NePTune: A Neuro-Pythonic Framework for Tunable Compositional Reasoning on Vision-Language
2509.25757v1
cs.AI, cs.CL, cs.CV, cs.SC
2025-10-02
Авторы:
Danial Kamali, Parisa Kordjamshidi
Abstract
Modern Vision-Language Models (VLMs) have achieved impressive performance in
various tasks, yet they often struggle with compositional reasoning, the
ability to decompose and recombine concepts to solve novel problems. While
neuro-symbolic approaches offer a promising direction, they are typically
constrained by crisp logical execution or predefined predicates, which limit
flexibility. In this work, we introduce NePTune, a neuro-symbolic framework
that overcomes these limitations through a hybrid execution model that
integrates the perception capabilities of foundation vision models with the
compositional expressiveness of symbolic reasoning.

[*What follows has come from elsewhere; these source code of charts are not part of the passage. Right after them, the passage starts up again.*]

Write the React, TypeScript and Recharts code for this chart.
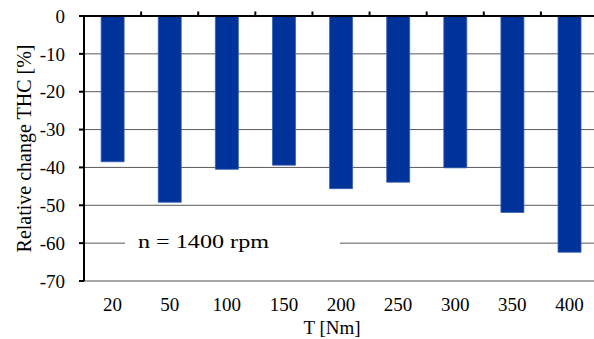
import React from 'react';
import { BarChart, Bar, XAxis, YAxis, CartesianGrid, ReferenceLine } from 'recharts';

const categories = ['20', '50', '100', '150', '200', '250', '300', '350', '400'];
const thcChange = [-38.5, -49.2, -40.5, -39.4, -45.6, -43.9, -40.1, -51.9, -62.4];
const yTicks = [0, -10, -20, -30, -40, -50, -60, -70];

const data = categories.map((c, i) => ({ T: c, thc: thcChange[i] }));

const FONT = '"Liberation Serif", "Times New Roman", serif';
const PLOT_TOP = 16;

const YTitle = (props: any) => {
  const vb = props.viewBox || {};
  const cx = 31;
  const cy = vb.y + vb.height / 2;
  return (
    <text
      transform={`translate(${cx},${cy}) rotate(-90)`}
      textAnchor="middle"
      style={{ fontFamily: FONT }}
      fontSize={20}
      fill="#000"
    >
      Relative change THC [%]
    </text>
  );
};

// X-axis title; also draws the category-boundary tick marks on the top (0) line
const XTitle = (props: any) => {
  const vb = props.viewBox || {};
  const n = categories.length;
  const step = vb.width / n;
  const ticks = [];
  for (let i = 1; i < n; i++) {
    const bx = vb.x + i * step;
    ticks.push(
      <line key={i} x1={bx} y1={PLOT_TOP} x2={bx} y2={PLOT_TOP - 4.5} stroke="#000" strokeWidth={2} />
    );
  }
  return (
    <g>
      {ticks}
      <text
        x={vb.x + vb.width / 2 - 9}
        y={vb.y + vb.height - 5}
        textAnchor="middle"
        style={{ fontFamily: FONT }}
        fontSize={19}
        fill="#000"
      >
        T [Nm]
      </text>
    </g>
  );
};

const Annotation = (props: any) => {
  const vb = props.viewBox || {};
  const x0 = vb.x;
  const y0 = vb.y;
  return (
    <g>
      <rect x={x0 + 41} y={y0 - 15} width={215} height={30} fill="#fff" />
      <text
        x={x0 + 54}
        y={y0 + 5}
        style={{ fontFamily: FONT }}
        fontSize={19}
        fill="#000"
        textLength={131}
        lengthAdjust="spacingAndGlyphs"
      >
        n = 1400 rpm
      </text>
    </g>
  );
};

export default function App() {
  return (
    <div style={{ position: 'absolute', left: 0, top: 0, width: 594, height: 339, overflow: 'hidden', background: '#fff' }}>
      <BarChart
        width={598}
        height={339}
        data={data}
        margin={{ top: PLOT_TOP, right: 0, bottom: 0, left: 0 }}
        barCategoryGap="30%"
        style={{ overflow: 'visible' }}
      >
        <CartesianGrid vertical={false} stroke="#595959" strokeWidth={1} />
        <XAxis
          dataKey="T"
          height={58}
          tickLine={false}
          tickSize={0}
          tickMargin={17}
          axisLine={{ stroke: '#a6a6a6', strokeWidth: 1.5 }}
          tick={{ fontFamily: FONT, fontSize: 19, fill: '#000' }}
          interval={0}
          label={<XTitle />}
        />
        <YAxis
          width={84}
          domain={[-70, 0]}
          ticks={yTicks}
          interval={0}
          tickSize={5}
          tickMargin={14}
          tickLine={{ stroke: '#000', strokeWidth: 2 }}
          axisLine={{ stroke: '#000', strokeWidth: 2 }}
          tick={{ fontFamily: FONT, fontSize: 19, fill: '#000' }}
          label={<YTitle />}
        />
        <Bar dataKey="thc" fill="#003399" stroke="#3a5fb0" strokeWidth={0.8} isAnimationActive={false} />
        <ReferenceLine y={0} stroke="#000" strokeWidth={2} />
        <ReferenceLine y={-60} stroke="none" label={<Annotation />} />
      </BarChart>
    </div>
  );
}
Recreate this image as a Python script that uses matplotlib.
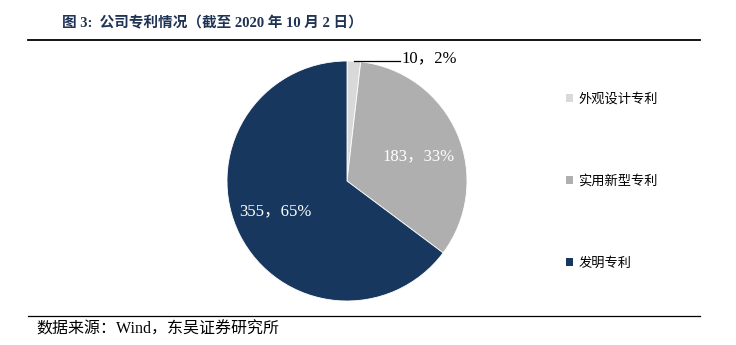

NePTune dynamically
translates natural language queries into executable Python programs that blend
imperative control flow with soft logic operators capable of reasoning over
VLM-generated uncertainty. Operating in a training-free manner, NePTune, with a
modular design, decouples perception from reasoning, yet its differentiable
operations support fine-tuning. We evaluate NePTune on multiple visual
reasoning benchmarks and various domains, utilizing adversarial tests, and
demonstrate a significant improvement over strong base models, as well as its
effective compositional generalization and adaptation capabilities in novel
environments.